In January, the NKC had proposed an Independent Regulatory Authority for Higher Education (IRAHE) that would improve on the current regulatory system in higher education, which it said was flawed, with “barriers to entry too high, system of authorising entry is cumbersome, there is a multiplicity of regulatory agencies where mandates are both confusing and overlapping—the system, as a whole, is over-regulated but under-governed”.

Proposing that the new IRAHE should be “at an arm’s-length from the Government and independent of all stakeholders, including the concerned Ministries of the Government”, the NKC said this body could take on the regulatory functions currently undertaken by the University Grants Commission, All India Council for Technical Education, Medical Council of India and the Dental Council of India, among others.

The NKC’s recommendations were forwarded to the HRD Ministry. Six months down the line, the HRD ministry has chosen to shoot down the proposal and instead come up with a measure that is likely to aggravate the problem of multiplicity of regulatory bodies. The ministry has argued against the NKC’s single regulatory agency, saying that the current bodies are “different in scope and activity”.

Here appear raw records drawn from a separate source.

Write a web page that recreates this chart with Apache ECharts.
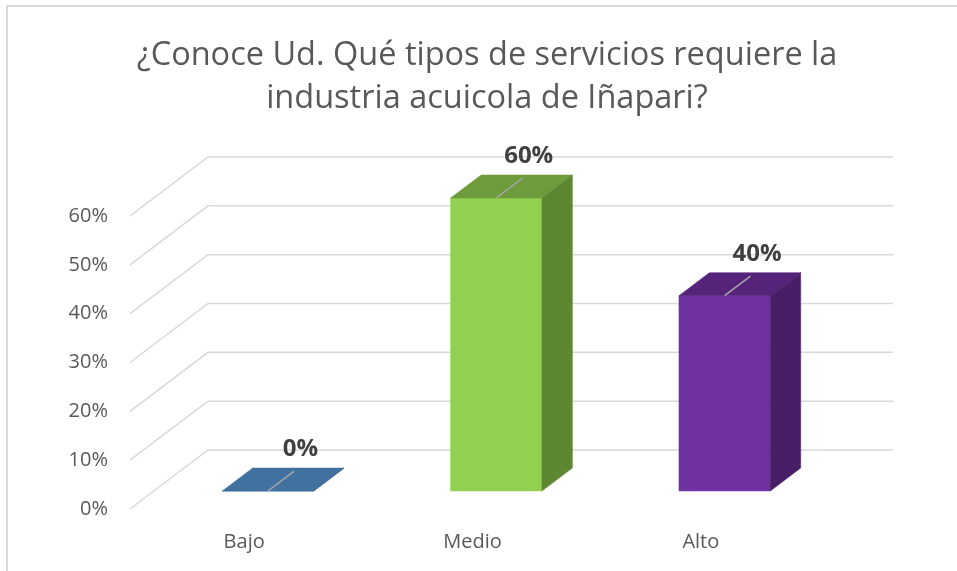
<!DOCTYPE html>
<html>
<head>
<meta charset="utf-8">
<script src="https://cdn.jsdelivr.net/npm/echarts@6/dist/echarts.min.js"></script>
<style>
  html, body { margin: 0; padding: 0; background: #fff; }
  #main { width: 957px; height: 571px; }
</style>
</head>
<body>
<div id="main"></div>
<script>
const titleText = '¿Conoce Ud. Qué tipos de servicios requiere la\nindustria acuicola de Iñapari?'
const categories = ['Bajo', 'Medio', 'Alto']
const values = [0, 60, 40]
const yTicks = [0, 10, 20, 30, 40, 50, 60]
// colores por barra: frente, cara superior, lado
const frontColors = ['#4a7ebb', '#92d050', '#7030a0']
const topColors = ['#41729f', '#6e9b3c', '#55237a']
const sideColors = ['#365f86', '#5e8731', '#481e66']

const depth = [78, -59] // fondo del piso 3D (dx, dy)
const barStart = 0.305 // donde empieza la barra en profundidad
const barDepth = 0.39 // grosor de la barra en profundidad
const fontFamily = '"Open Sans", "Noto Sans", sans-serif'

var chartDom = document.getElementById('main')
var myChart = echarts.init(chartDom)
var option

option = {
  animation: false,
  backgroundColor: '#fff',
  title: {
    text: titleText,
    left: 482,
    top: 29,
    textAlign: 'center',
    textStyle: {
      color: '#595959',
      fontWeight: 'normal',
      fontFamily: fontFamily,
      fontSize: 32.5,
      lineHeight: 43
    }
  },
  graphic: [
    { // marco del grafico
      type: 'rect',
      silent: true,
      shape: { x: 7, y: 6, width: 960, height: 600 },
      style: { fill: 'none', stroke: '#d9d9d9', lineWidth: 2 }
    }
  ],
  grid: {
    left: 130,
    right: 142,
    top: 216,
    bottom: 62
  },
  xAxis: {
    type: 'category',
    data: categories,
    axisLine: { show: false },
    axisTick: { show: false },
    axisLabel: {
      color: '#595959',
      fontFamily: fontFamily,
      fontSize: 20,
      margin: 23
    }
  },
  yAxis: {
    type: 'value',
    min: 0,
    max: 60,
    interval: 10,
    axisLine: { show: false },
    axisTick: { show: false },
    splitLine: { show: false },
    axisLabel: {
      formatter: '{value}%',
      color: '#595959',
      fontFamily: fontFamily,
      fontSize: 20,
      margin: 22
    }
  },
  series: [
    { // lineas de la grilla en perspectiva
      type: 'custom',
      silent: true,
      z: 1,
      data: yTicks.map(v => [0, v]),
      encode: { x: 0, y: 1 },
      renderItem: function(params, api) {
        const cs = params.coordSys
        const y = api.coord([0, api.value(1)])[1]
        return {
          type: 'polyline',
          shape: {
            points: [
              [cs.x, y],
              [cs.x + depth[0], y + depth[1]],
              [cs.x + cs.width + depth[0], y + depth[1]]
            ]
          },
          style: { fill: null, stroke: '#d9d9d9', lineWidth: 1.5 }
        }
      }
    },
    { // barras 3D
      type: 'custom',
      silent: true,
      z: 2,
      data: values.map((v, i) => [i, v]),
      encode: { x: 0, y: 1 },
      renderItem: function(params, api) {
        const i = api.value(0)
        const base = api.coord([i, 0])
        const top = api.coord([i, api.value(1)])
        const w = api.size([1, 0])[0] * 0.4
        const ox = depth[0] * barStart
        const oy = depth[1] * barStart
        const bx = depth[0] * barDepth
        const by = depth[1] * barDepth
        const x0 = base[0] - w / 2 + ox
        const x1 = x0 + w
        const yb = base[1] + oy
        const yt = top[1] + oy
        const cx = (x0 + x1) / 2
        return {
          type: 'group',
          children: [
            {
              type: 'polygon',
              shape: { points: [[x0, yt], [x1, yt], [x1, yb], [x0, yb]] },
              style: { fill: frontColors[i], stroke: frontColors[i], lineWidth: 0.5 }
            },
            {
              type: 'polygon',
              shape: { points: [[x0, yt], [x1, yt], [x1 + bx, yt + by], [x0 + bx, yt + by]] },
              style: { fill: topColors[i], stroke: topColors[i], lineWidth: 0.5 }
            },
            {
              type: 'polygon',
              shape: { points: [[x1, yt], [x1 + bx, yt + by], [x1 + bx, yb + by], [x1, yb]] },
              style: { fill: sideColors[i], stroke: sideColors[i], lineWidth: 0.5 }
            },
            { // linea guia de la etiqueta
              type: 'line',
              shape: { x1: cx, y1: yt, x2: cx + bx * 0.85, y2: yt + by * 0.85 },
              style: { stroke: '#a6a6a6', lineWidth: 1.5 }
            },
            {
              type: 'text',
              x: cx + bx + 2,
              y: yt + by - 19,
              style: {
                text: api.value(1) + '%',
                align: 'center',
                verticalAlign: 'middle',
                fill: '#404040',
                fontFamily: fontFamily,
                fontWeight: 'bold',
                fontSize: 24
              }
            }
          ]
        }
      }
    }
  ]
}

option && myChart.setOption(option)
</script>
</body>
</html>
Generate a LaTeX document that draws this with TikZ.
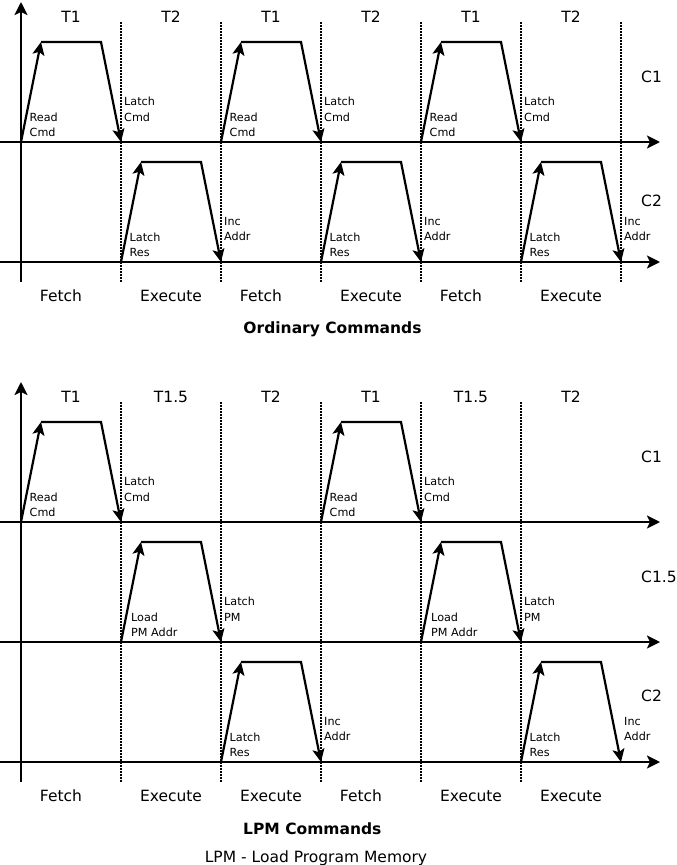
\documentclass[tikz,border=0pt]{standalone}
\usepackage{fontspec}
\setmainfont{DejaVu Sans}
\usetikzlibrary{
    arrows.meta,
    positioning
}
\tikzset{
    axis/.style={
        line width=2.2pt,
        -{Stealth[length=13pt, width=13pt, inset=3pt]}
    },
    edge/.style={
        line width=2.2pt,
        -{Stealth[length=13pt, width=12pt, inset=3pt]}
    },
    tick/.style={
        line width=1.6pt,
        dash pattern=on 1.6pt off 1.4pt
    },
    phase/.style={
        anchor=base,
        inner sep=0pt,
        font=\fontsize{15.5}{18}\selectfont
    },
    chan/.style={
        anchor=base west,
        inner sep=0pt,
        font=\fontsize{15.5}{18}\selectfont
    },
    note/.style={
        anchor=north west,
        align=left,
        inner sep=0pt,
        font=\fontsize{11.2}{15.5}\selectfont
    },
    heading/.style={
        anchor=base,
        inner sep=0pt,
        font=\bfseries\fontsize{15.5}{18}\selectfont
    }
}
% one pulse: start x, axis y, name, rising label, falling label
\newcommand{\pulse}[5]{%
    \coordinate (#3-lo) at (#1,#2);
    \coordinate (#3-up) at (#1+20,#2-100);
    \coordinate (#3-dn) at (#1+80,#2-100);
    \coordinate (#3-end) at (#1+100,#2);
    \draw[edge] (#3-lo) -- (#3-up);
    \draw[edge] (#3-up) -- (#3-dn) -- (#3-end);
    \node[note] (#3-rise) at (#1+8.5,#2-29.5) {#4};
    \node[note] (#3-fall) at (#1+103,#2-45) {#5};
}

\begin{document}
\begin{tikzpicture}[x=1pt, y=-1pt]
\useasboundingbox (0,0) rectangle (677,865);

% ordinary commands
\coordinate (oy0) at (21,282);
\coordinate (oy1) at (21,2);
\coordinate (oc1a) at (0,142);
\coordinate (oc1b) at (660,142);
\coordinate (oc2a) at (0,262);
\coordinate (oc2b) at (660,262);
\foreach \x in {121,221,...,621} {
    \draw[tick] (\x,22) -- (\x,282);
}
\draw[axis] (oy0) -- (oy1);
\draw[axis] (oc1a) -- (oc1b);
\draw[axis] (oc2a) -- (oc2b);

\pulse{21}{142}{oa}{Read\\Cmd}{Latch\\Cmd}
\pulse{221}{142}{ob}{Read\\Cmd}{Latch\\Cmd}
\pulse{421}{142}{oc}{Read\\Cmd}{Latch\\Cmd}
\pulse{121}{262}{od}{Latch\\Res}{Inc\\Addr}
\pulse{321}{262}{oe}{Latch\\Res}{Inc\\Addr}
\pulse{521}{262}{of}{Latch\\Res}{Inc\\Addr}

\foreach \x/\t [count=\i] in {71/T1,171/T2,271/T1,371/T2,471/T1,571/T2} {
    \node[phase] (ot\i) at (\x,22) {\t};
}
\foreach \x/\t [count=\i] in {61/Fetch,171/Execute,261/Fetch,371/Execute,461/Fetch,571/Execute} {
    \node[phase] (of\i) at (\x,301.7) {\t};
}
\node[chan] (oc1) at (641,82) {C1};
\node[chan] (oc2) at (641,206.7) {C2};
\node[heading] (otitle) at (332.5,333) {Ordinary Commands};

% LPM commands
\coordinate (ly0) at (21,782);
\coordinate (ly1) at (21,382);
\coordinate (lc1a) at (0,522);
\coordinate (lc1b) at (660,522);
\coordinate (lc15a) at (0,642);
\coordinate (lc15b) at (660,642);
\coordinate (lc2a) at (0,762);
\coordinate (lc2b) at (660,762);
\foreach \x in {121,221,...,521} {
    \draw[tick] (\x,402) -- (\x,782);
}
\draw[axis] (ly0) -- (ly1);
\draw[axis] (lc1a) -- (lc1b);
\draw[axis] (lc15a) -- (lc15b);
\draw[axis] (lc2a) -- (lc2b);

\pulse{21}{522}{la}{Read\\Cmd}{Latch\\Cmd}
\pulse{321}{522}{lb}{Read\\Cmd}{Latch\\Cmd}
\pulse{121}{642}{lc}{\hspace*{1.5pt}Load\\\hspace*{1.5pt}PM Addr}{Latch\\PM}
\pulse{421}{642}{ld}{\hspace*{1.5pt}Load\\\hspace*{1.5pt}PM Addr}{Latch\\PM}
\pulse{221}{762}{le}{Latch\\Res}{Inc\\Addr}
\pulse{521}{762}{lf}{Latch\\Res}{Inc\\Addr}

\foreach \x/\t [count=\i] in {71/T1,171/T1.5,271/T2,371/T1,471/T1.5,571/T2} {
    \node[phase] (lt\i) at (\x,402) {\t};
}
\foreach \x/\t [count=\i] in {61/Fetch,171/Execute,271/Execute,361/Fetch,471/Execute,571/Execute} {
    \node[phase] (lf\i) at (\x,801.7) {\t};
}
\node[chan] (lc1) at (641,462) {C1};
\node[chan] (lc15) at (641,582.7) {C1.5};
\node[chan] (lc2) at (641,701.5) {C2};
\node[heading] (ltitle) at (312.3,834) {LPM Commands};
\node[phase] (lnote) at (316,862.5) {LPM - Load Program Memory};

\end{tikzpicture}
\end{document}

Instead, it feels, there should be a “National Commission on Higher Education”, which will be an over-arching organisation to coordinate the regulatory organisations.

The HRD Ministry has circulated a cabinet note to the ministries concerned with higher education—Health and Agriculture—for their views on the matter. The ministry has proposed that the commission should be established through an act of legislation, mirroring the suggestion of the NKC that the IRAHE be established through an Act of Parliament.

Sources told The Indian Express that HRD Minister Arjun Singh approved the proposal before it was circulated among other ministries for consideration.